Lizzie Sadin s'est intéressée aux mineurs à travers le monde, à leur absence trop fréquente d'autre recours pour avoir un abri ou un toit. Elle montre la différence des conditions de détention en Afrique, Asie, Europe, Amérique du Nord.


Klavdij Sluban s'intéresse à ces "parenthèses" carcérales d'adolescents en France, ex-URSS et ex-Yougoslavie, à ce quotidien en marge du temps actuel.

Pour Raymond Depardon, le texte et l'image se répondent pour ajouter les oreilles aux yeux, pour dire aussi ce qui constitue ce parcours chaotique vers la case prison.
Tous ces photographes, à plus ou moins grande envergure, ont en commun cette envie de parler de ce qu'ils ont vu et vécu comme pour évacuer un trop plein de témoignage auquel le cliché ne suffit plus, de faire parler ceux qu'ils ont rencontré, parfois pour les défendre, parfois seulement pour expliquer. Tous ont aussi en commun le noir et blanc, les noirs souvent plus que les blancs, les zones d'ombres, les minces rais de lumière qui filtrent dans les centrales.
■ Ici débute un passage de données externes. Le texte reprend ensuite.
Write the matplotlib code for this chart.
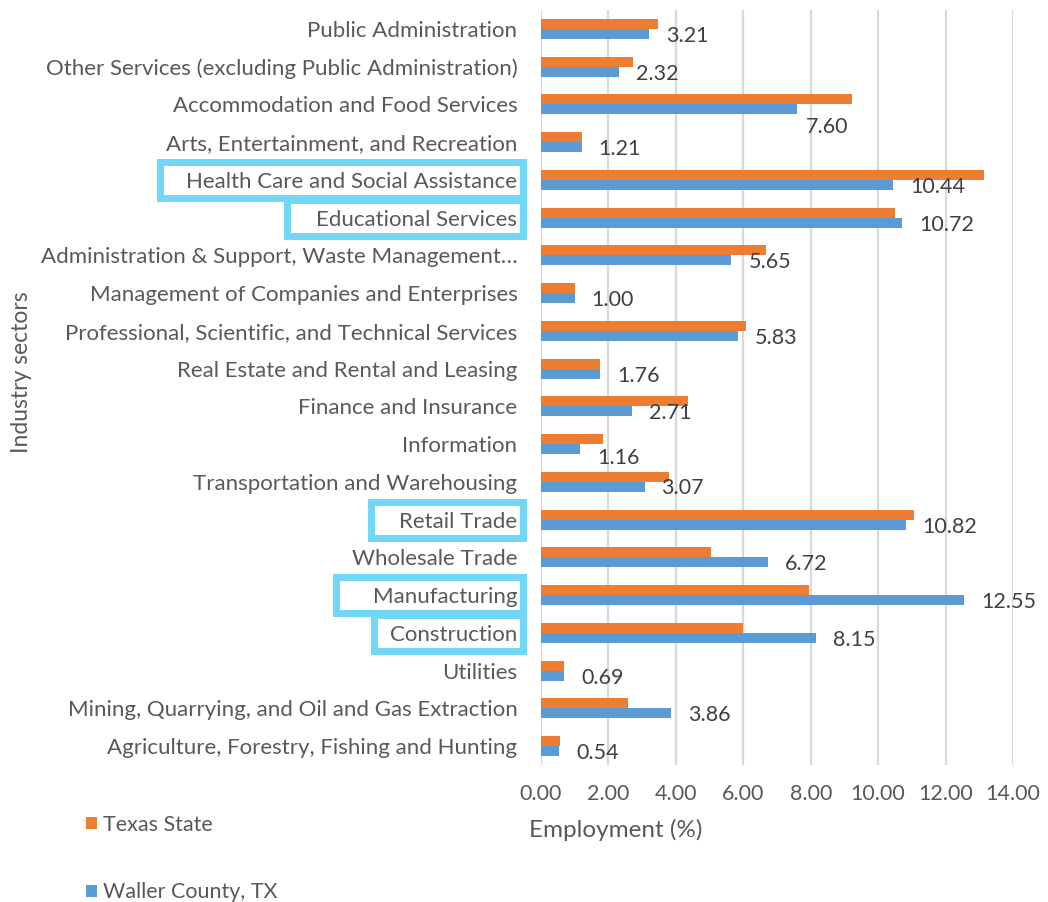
import matplotlib.pyplot as plt
from matplotlib.patches import Rectangle

plt.rcParams['font.family'] = ['Lato', 'DejaVu Sans']

#categories listed bottom to top, like the chart reads from the axis
sectors = [
    "Agriculture, Forestry, Fishing and Hunting",
    "Mining, Quarrying, and Oil and Gas Extraction",
    "Utilities",
    "Construction",
    "Manufacturing",
    "Wholesale Trade",
    "Retail Trade",
    "Transportation and Warehousing",
    "Information",
    "Finance and Insurance",
    "Real Estate and Rental and Leasing",
    "Professional, Scientific, and Technical Services",
    "Management of Companies and Enterprises",
    "Administration & Support, Waste Management\u2026",
    "Educational Services",
    "Health Care and Social Assistance",
    "Arts, Entertainment, and Recreation",
    "Accommodation and Food Services",
    "Other Services (excluding Public Administration)",
    "Public Administration",
]
texas = [0.55, 2.57, 0.67, 5.98, 7.96, 5.03, 11.07, 3.81, 1.85, 4.36,
         1.76, 6.09, 1.02, 6.66, 10.49, 13.15, 1.22, 9.23, 2.72, 3.48]
waller = [0.54, 3.86, 0.69, 8.15, 12.55, 6.72, 10.82, 3.07, 1.16, 2.71,
          1.76, 5.83, 1.00, 5.65, 10.72, 10.44, 1.21, 7.60, 2.32, 3.21]
xticks = [0, 2, 4, 6, 8, 10, 12, 14]

# labels boxed in the original, with how far the box reaches left of the text (px)
boxed = {
    "Health Care and Social Assistance": 26,
    "Educational Services": 29,
    "Retail Trade": 28,
    "Manufacturing": 37,
    "Construction": 16,
}
# a few data labels sit lower than the rest
label_nudge = {"7.60": (9, -23), "1.16": (17, -14), "3.07": (17, -6)}

orange = '#ED7D31'
blue = '#5B9BD5'
grey_txt = '#595959'

fig = plt.figure(figsize=(10.48, 9.02), dpi=100)
ax = fig.add_axes([541/1048, 1-765/902, 472/1048, 755/902])

ypos = list(range(len(sectors)))
h = 0.264
b_tx = ax.barh([y + h/2 for y in ypos], texas, height=h, color=orange,
               label='Texas State', zorder=3)
b_wc = ax.barh([y - h/2 for y in ypos], waller, height=h, color=blue,
               label='Waller County, TX', zorder=3)

for y, v in zip(ypos, waller):
    txt = "%.2f" % v
    dx, dy = label_nudge.get(txt, (17, -7))
    ax.annotate(txt, xy=(v, y), xytext=(dx, dy), textcoords='offset pixels',
                ha='left', va='center', fontsize=15.5, color='#404040')

ax.set_xlim(0, 14)
ax.set_ylim(-0.5, len(sectors) - 0.5)
ax.set_xticks(xticks)
ax.set_xticklabels(["%.2f" % t for t in xticks])
ax.set_yticks(ypos)
ax.set_yticklabels(sectors, fontsize=16)
ax.tick_params(axis='both', length=0, labelcolor=grey_txt)
ax.tick_params(axis='x', pad=14, labelsize=15.5)
ax.tick_params(axis='y', pad=17)
ax.grid(axis='x', color='#D9D9D9', linewidth=1.6, zorder=0)
for s in ax.spines.values():
    s.set_visible(False)

ax.set_xlabel("Employment (%)", fontsize=17.5, color=grey_txt)
ax.xaxis.set_label_coords(0.159, -0.072)
fig.text(22/1048, 1-372/902, "Industry sectors", rotation=90, ha='center',
         va='center', fontsize=16.5, color=grey_txt)

fig.legend(handles=[b_tx, b_wc], loc='upper left',
           bbox_to_anchor=(86/1048, 1-815/902), frameon=False,
           labelspacing=2.2, handlelength=0.5, handleheight=0.5,
           handletextpad=0.3, borderpad=0, borderaxespad=0,
           fontsize=15.5, labelcolor=grey_txt)

#draw the cyan boxes around the highlighted sector names
fig.canvas.draw()
W, H = fig.canvas.get_width_height()
for lab in ax.get_yticklabels():
    name = lab.get_text()
    if name not in boxed:
        continue
    bb = lab.get_window_extent()
    yc = ax.transData.transform((0, sectors.index(name)))[1]
    x0 = bb.x0 - boxed[name]
    x1 = bb.x1 + 6
    rect = Rectangle((x0/W, (yc - 18)/H), (x1 - x0)/W, 36/H,
                     transform=fig.transFigure, fill=False,
                     edgecolor='#70D7F7', linewidth=5, zorder=5)
    fig.patches.append(rect)

plt.savefig("out.png", dpi=100)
Ces choix esthétiques sont aussi des partis pris.

Beaucoup d'autres photographes ont évidemment travaillé sur le sujet, beaucoup ont témoigné par écrit également, et enfin, beaucoup de films, fictions et documentaires.
Deux bonnes surprises ces derniers temps :

-Dog Pound de Kim Chapiron, fiction sur le centre de détention pour mineurs d'Enola Vale, en Virginie. L'argument presse du film consistait à insister sur le fait que les acteurs étaient en fait de vrais délinquants juvéniles ayant causé beaucoup de complications lors du tournage. Argument douteux, mais excellent film, en fait. Le personnage principal, Butch, incarné par Adam Butcher, est absolument convaincant.

-Prison Valley, web docu novateur de Philippe Brault et David Dufresne, lancé ces derniers mois par Arte. L'exception, ici, est qu'on ne voyage pas derrière les barreaux, mais qu'on y examine tout ce qui s'organise autour du milieu carcéral, autour d'une vallée américaine qui a basé l'essentiel de son activité et de son économie sur les prisons, une industrie qui ne connaît pas la crise, surtout aux Etats-Unis. Le procédé est très intéressant aussi par son organisation : l'internaute se déplace lui-même dans la vallée, va vers les personnes interviewées, etc.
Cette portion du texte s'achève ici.